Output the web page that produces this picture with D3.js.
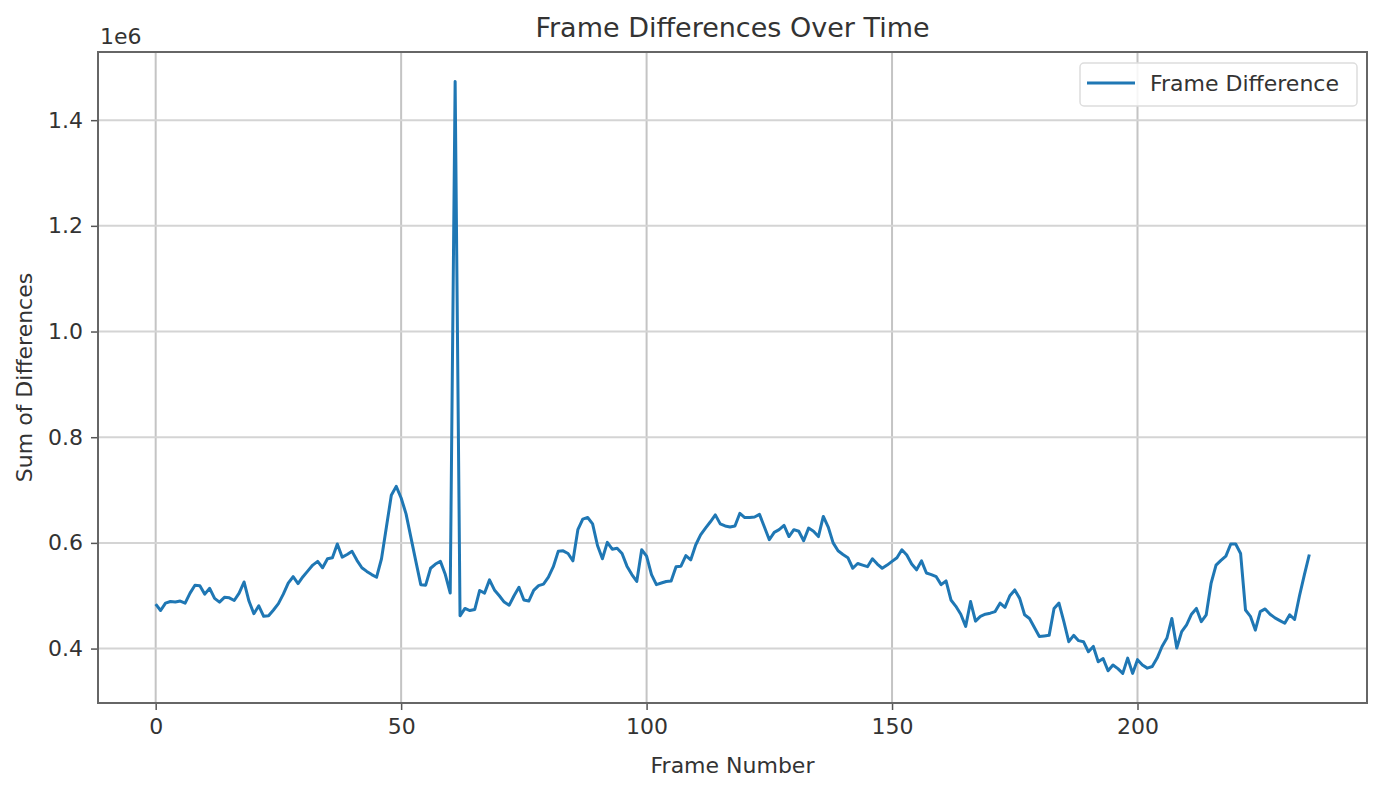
<!DOCTYPE html>
<html>
<head>
<meta charset="utf-8">
<script src="https://cdn.jsdelivr.net/npm/d3@7/dist/d3.min.js"></script>
<style>
  body { margin: 0; background: white; }
  text { font-family: "DejaVu Sans", sans-serif; fill: #333; }
</style>
</head>
<body>
<div id="chart"></div>
<script>
// frame difference per frame (in units of 1e6)
var diffs = [
  0.484, 0.472, 0.486, 0.489, 0.488, 0.490, 0.486, 0.505, 0.520, 0.519,
  0.503, 0.514, 0.495, 0.488, 0.497, 0.496, 0.491, 0.505, 0.526, 0.490,
  0.466, 0.481, 0.461, 0.462, 0.473, 0.485, 0.503, 0.524, 0.536, 0.523,
  0.536, 0.547, 0.558, 0.565, 0.553, 0.570, 0.572, 0.598, 0.573, 0.578,
  0.584, 0.567, 0.553, 0.546, 0.540, 0.535, 0.570, 0.630, 0.690, 0.707,
  0.685, 0.655, 0.610, 0.565, 0.521, 0.520, 0.552, 0.560, 0.565, 0.540,
  0.505, 1.473, 0.462, 0.476, 0.472, 0.474, 0.510, 0.505, 0.530, 0.511,
  0.500, 0.488, 0.482, 0.500, 0.516, 0.492, 0.490, 0.510, 0.519, 0.522,
  0.535, 0.555, 0.584, 0.585, 0.580, 0.566, 0.625, 0.645, 0.648, 0.636,
  0.595, 0.570, 0.601, 0.588, 0.590, 0.580, 0.556, 0.540, 0.527, 0.587,
  0.575, 0.540, 0.521, 0.524, 0.527, 0.528, 0.555, 0.556, 0.576, 0.568,
  0.596, 0.615, 0.628, 0.640, 0.653, 0.636, 0.632, 0.630, 0.632, 0.656,
  0.648, 0.648, 0.649, 0.654, 0.630, 0.606, 0.620, 0.625, 0.633, 0.612,
  0.625, 0.622, 0.604, 0.628, 0.622, 0.612, 0.650, 0.630, 0.600, 0.585,
  0.578, 0.572, 0.552, 0.561, 0.558, 0.555, 0.570, 0.560, 0.552, 0.558,
  0.565, 0.572, 0.587, 0.577, 0.560, 0.549, 0.566, 0.543, 0.540, 0.536,
  0.521, 0.528, 0.492, 0.480, 0.465, 0.442, 0.489, 0.452, 0.461, 0.465,
  0.467, 0.470, 0.486, 0.478, 0.500, 0.511, 0.495, 0.464, 0.457, 0.440,
  0.423, 0.424, 0.425, 0.476, 0.486, 0.451, 0.413, 0.425, 0.415, 0.413,
  0.394, 0.404, 0.375, 0.381, 0.358, 0.369, 0.362, 0.353, 0.382, 0.353,
  0.379, 0.369, 0.363, 0.366, 0.382, 0.404, 0.420, 0.457, 0.401, 0.432,
  0.445, 0.465, 0.476, 0.451, 0.464, 0.524, 0.558, 0.567, 0.575, 0.598,
  0.598, 0.580, 0.473, 0.461, 0.435, 0.470, 0.475, 0.465, 0.458, 0.453,
  0.448, 0.464, 0.455, 0.500, 0.540, 0.578
];
var xTicks = [0, 50, 100, 150, 200];
var yTicks = [0.4, 0.6, 0.8, 1.0, 1.2, 1.4];

var width = 1386, height = 786;
var margin = {top: 52, right: 19, bottom: 83, left: 98};

var svg = d3.select("#chart")
  .append("svg")
  .attr("width", width)
  .attr("height", height);

// matplotlib style 5% padding around the data
var n = diffs.length;
var xPad = (n - 1) * 0.05;
var yMin = d3.min(diffs), yMax = d3.max(diffs);
var yPad = (yMax - yMin) * 0.05;

var x = d3.scaleLinear()
  .domain([-xPad, n - 1 + xPad])
  .range([margin.left, width - margin.right]);

var y = d3.scaleLinear()
  .domain([yMin - yPad, yMax + yPad])
  .range([height - margin.bottom, margin.top]);

var plotW = width - margin.left - margin.right;
var plotH = height - margin.top - margin.bottom;

// grid
svg.append("g")
  .selectAll("line.vgrid")
  .data(xTicks)
  .enter()
  .append("line")
  .attr("x1", function(d) { return x(d); })
  .attr("x2", function(d) { return x(d); })
  .attr("y1", margin.top)
  .attr("y2", margin.top + plotH)
  .attr("stroke", "#c4c4c4")
  .attr("stroke-width", 2);

svg.append("g")
  .selectAll("line.hgrid")
  .data(yTicks)
  .enter()
  .append("line")
  .attr("x1", margin.left)
  .attr("x2", margin.left + plotW)
  .attr("y1", function(d) { return y(d); })
  .attr("y2", function(d) { return y(d); })
  .attr("stroke", "#d4d4d4")
  .attr("stroke-width", 2);

// the line
var line = d3.line()
  .x(function(d, i) { return x(i); })
  .y(function(d) { return y(d); });

svg.append("path")
  .datum(diffs)
  .attr("d", line)
  .attr("fill", "none")
  .attr("stroke", "#1f77b4")
  .attr("stroke-width", 3)
  .attr("stroke-linejoin", "round");

// axes
var xAxis = svg.append("g")
  .attr("transform", "translate(0," + (margin.top + plotH) + ")")
  .call(d3.axisBottom(x).tickValues(xTicks).tickSize(7).tickPadding(8).tickFormat(d3.format("d")));

var yAxis = svg.append("g")
  .attr("transform", "translate(" + margin.left + ",0)")
  .call(d3.axisLeft(y).tickValues(yTicks).tickSize(7).tickPadding(8).tickFormat(d3.format(".1f")));

[xAxis, yAxis].forEach(function(a) {
  a.select(".domain").remove();
  a.selectAll(".tick line").attr("stroke", "#555").attr("stroke-width", 1.5);
  a.selectAll(".tick text")
    .style("font-family", "DejaVu Sans, sans-serif")
    .style("font-size", "22px")
    .attr("fill", "#444");
});

// frame around the plot
svg.append("rect")
  .attr("x", margin.left)
  .attr("y", margin.top)
  .attr("width", plotW)
  .attr("height", plotH)
  .attr("fill", "none")
  .attr("stroke", "#666")
  .attr("stroke-width", 2);

// labels
svg.append("text")
  .attr("x", margin.left + plotW / 2)
  .attr("y", 37)
  .attr("text-anchor", "middle")
  .style("font-size", "27px")
  .text("Frame Differences Over Time");

svg.append("text")
  .attr("x", margin.left + plotW / 2)
  .attr("y", 773)
  .attr("text-anchor", "middle")
  .style("font-size", "22px")
  .attr("fill", "#444")
  .text("Frame Number");

svg.append("text")
  .attr("transform", "translate(32," + (margin.top + plotH / 2) + ") rotate(-90)")
  .attr("text-anchor", "middle")
  .style("font-size", "22px")
  .attr("fill", "#444")
  .text("Sum of Differences");

svg.append("text")
  .attr("x", margin.left + 2)
  .attr("y", 44)
  .style("font-size", "22px")
  .attr("fill", "#444")
  .text("1e6");

// legend
var legend = svg.append("g")
  .attr("transform", "translate(1080,63)");

legend.append("rect")
  .attr("width", 277)
  .attr("height", 43)
  .attr("rx", 4)
  .attr("fill", "white")
  .attr("fill-opacity", 0.85)
  .attr("stroke", "#ddd")
  .attr("stroke-width", 1.5);

legend.append("line")
  .attr("x1", 7)
  .attr("x2", 55)
  .attr("y1", 20)
  .attr("y2", 20)
  .attr("stroke", "#1f77b4")
  .attr("stroke-width", 3);

legend.append("text")
  .attr("x", 70)
  .attr("y", 28)
  .style("font-size", "22px")
  .attr("fill", "#444")
  .text("Frame Difference");
</script>
</body>
</html>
══════════════════════════════
■ DIRECTIONS: All of the material above needs to be restated exactly, with no pictures.

■ RIGHT ANSWER:
Output the web page that produces this picture with D3.js.
<!DOCTYPE html>
<html>
<head>
<meta charset="utf-8">
<script src="https://cdn.jsdelivr.net/npm/d3@7/dist/d3.min.js"></script>
<style>
  body { margin: 0; background: white; }
  text { font-family: "DejaVu Sans", sans-serif; fill: #333; }
</style>
</head>
<body>
<div id="chart"></div>
<script>
// frame difference per frame (in units of 1e6)
var diffs = [
  0.484, 0.472, 0.486, 0.489, 0.488, 0.490, 0.486, 0.505, 0.520, 0.519,
  0.503, 0.514, 0.495, 0.488, 0.497, 0.496, 0.491, 0.505, 0.526, 0.490,
  0.466, 0.481, 0.461, 0.462, 0.473, 0.485, 0.503, 0.524, 0.536, 0.523,
  0.536, 0.547, 0.558, 0.565, 0.553, 0.570, 0.572, 0.598, 0.573, 0.578,
  0.584, 0.567, 0.553, 0.546, 0.540, 0.535, 0.570, 0.630, 0.690, 0.707,
  0.685, 0.655, 0.610, 0.565, 0.521, 0.520, 0.552, 0.560, 0.565, 0.540,
  0.505, 1.473, 0.462, 0.476, 0.472, 0.474, 0.510, 0.505, 0.530, 0.511,
  0.500, 0.488, 0.482, 0.500, 0.516, 0.492, 0.490, 0.510, 0.519, 0.522,
  0.535, 0.555, 0.584, 0.585, 0.580, 0.566, 0.625, 0.645, 0.648, 0.636,
  0.595, 0.570, 0.601, 0.588, 0.590, 0.580, 0.556, 0.540, 0.527, 0.587,
  0.575, 0.540, 0.521, 0.524, 0.527, 0.528, 0.555, 0.556, 0.576, 0.568,
  0.596, 0.615, 0.628, 0.640, 0.653, 0.636, 0.632, 0.630, 0.632, 0.656,
  0.648, 0.648, 0.649, 0.654, 0.630, 0.606, 0.620, 0.625, 0.633, 0.612,
  0.625, 0.622, 0.604, 0.628, 0.622, 0.612, 0.650, 0.630, 0.600, 0.585,
  0.578, 0.572, 0.552, 0.561, 0.558, 0.555, 0.570, 0.560, 0.552, 0.558,
  0.565, 0.572, 0.587, 0.577, 0.560, 0.549, 0.566, 0.543, 0.540, 0.536,
  0.521, 0.528, 0.492, 0.480, 0.465, 0.442, 0.489, 0.452, 0.461, 0.465,
  0.467, 0.470, 0.486, 0.478, 0.500, 0.511, 0.495, 0.464, 0.457, 0.440,
  0.423, 0.424, 0.425, 0.476, 0.486, 0.451, 0.413, 0.425, 0.415, 0.413,
  0.394, 0.404, 0.375, 0.381, 0.358, 0.369, 0.362, 0.353, 0.382, 0.353,
  0.379, 0.369, 0.363, 0.366, 0.382, 0.404, 0.420, 0.457, 0.401, 0.432,
  0.445, 0.465, 0.476, 0.451, 0.464, 0.524, 0.558, 0.567, 0.575, 0.598,
  0.598, 0.580, 0.473, 0.461, 0.435, 0.470, 0.475, 0.465, 0.458, 0.453,
  0.448, 0.464, 0.455, 0.500, 0.540, 0.578
];
var xTicks = [0, 50, 100, 150, 200];
var yTicks = [0.4, 0.6, 0.8, 1.0, 1.2, 1.4];

var width = 1386, height = 786;
var margin = {top: 52, right: 19, bottom: 83, left: 98};

var svg = d3.select("#chart")
  .append("svg")
  .attr("width", width)
  .attr("height", height);

// matplotlib style 5% padding around the data
var n = diffs.length;
var xPad = (n - 1) * 0.05;
var yMin = d3.min(diffs), yMax = d3.max(diffs);
var yPad = (yMax - yMin) * 0.05;

var x = d3.scaleLinear()
  .domain([-xPad, n - 1 + xPad])
  .range([margin.left, width - margin.right]);

var y = d3.scaleLinear()
  .domain([yMin - yPad, yMax + yPad])
  .range([height - margin.bottom, margin.top]);

var plotW = width - margin.left - margin.right;
var plotH = height - margin.top - margin.bottom;

// grid
svg.append("g")
  .selectAll("line.vgrid")
  .data(xTicks)
  .enter()
  .append("line")
  .attr("x1", function(d) { return x(d); })
  .attr("x2", function(d) { return x(d); })
  .attr("y1", margin.top)
  .attr("y2", margin.top + plotH)
  .attr("stroke", "#c4c4c4")
  .attr("stroke-width", 2);

svg.append("g")
  .selectAll("line.hgrid")
  .data(yTicks)
  .enter()
  .append("line")
  .attr("x1", margin.left)
  .attr("x2", margin.left + plotW)
  .attr("y1", function(d) { return y(d); })
  .attr("y2", function(d) { return y(d); })
  .attr("stroke", "#d4d4d4")
  .attr("stroke-width", 2);

// the line
var line = d3.line()
  .x(function(d, i) { return x(i); })
  .y(function(d) { return y(d); });

svg.append("path")
  .datum(diffs)
  .attr("d", line)
  .attr("fill", "none")
  .attr("stroke", "#1f77b4")
  .attr("stroke-width", 3)
  .attr("stroke-linejoin", "round");

// axes
var xAxis = svg.append("g")
  .attr("transform", "translate(0," + (margin.top + plotH) + ")")
  .call(d3.axisBottom(x).tickValues(xTicks).tickSize(7).tickPadding(8).tickFormat(d3.format("d")));

var yAxis = svg.append("g")
  .attr("transform", "translate(" + margin.left + ",0)")
  .call(d3.axisLeft(y).tickValues(yTicks).tickSize(7).tickPadding(8).tickFormat(d3.format(".1f")));

[xAxis, yAxis].forEach(function(a) {
  a.select(".domain").remove();
  a.selectAll(".tick line").attr("stroke", "#555").attr("stroke-width", 1.5);
  a.selectAll(".tick text")
    .style("font-family", "DejaVu Sans, sans-serif")
    .style("font-size", "22px")
    .attr("fill", "#444");
});

// frame around the plot
svg.append("rect")
  .attr("x", margin.left)
  .attr("y", margin.top)
  .attr("width", plotW)
  .attr("height", plotH)
  .attr("fill", "none")
  .attr("stroke", "#666")
  .attr("stroke-width", 2);

// labels
svg.append("text")
  .attr("x", margin.left + plotW / 2)
  .attr("y", 37)
  .attr("text-anchor", "middle")
  .style("font-size", "27px")
  .text("Frame Differences Over Time");

svg.append("text")
  .attr("x", margin.left + plotW / 2)
  .attr("y", 773)
  .attr("text-anchor", "middle")
  .style("font-size", "22px")
  .attr("fill", "#444")
  .text("Frame Number");

svg.append("text")
  .attr("transform", "translate(32," + (margin.top + plotH / 2) + ") rotate(-90)")
  .attr("text-anchor", "middle")
  .style("font-size", "22px")
  .attr("fill", "#444")
  .text("Sum of Differences");

svg.append("text")
  .attr("x", margin.left + 2)
  .attr("y", 44)
  .style("font-size", "22px")
  .attr("fill", "#444")
  .text("1e6");

// legend
var legend = svg.append("g")
  .attr("transform", "translate(1080,63)");

legend.append("rect")
  .attr("width", 277)
  .attr("height", 43)
  .attr("rx", 4)
  .attr("fill", "white")
  .attr("fill-opacity", 0.85)
  .attr("stroke", "#ddd")
  .attr("stroke-width", 1.5);

legend.append("line")
  .attr("x1", 7)
  .attr("x2", 55)
  .attr("y1", 20)
  .attr("y2", 20)
  .attr("stroke", "#1f77b4")
  .attr("stroke-width", 3);

legend.append("text")
  .attr("x", 70)
  .attr("y", 28)
  .style("font-size", "22px")
  .attr("fill", "#444")
  .text("Frame Difference");
</script>
</body>
</html>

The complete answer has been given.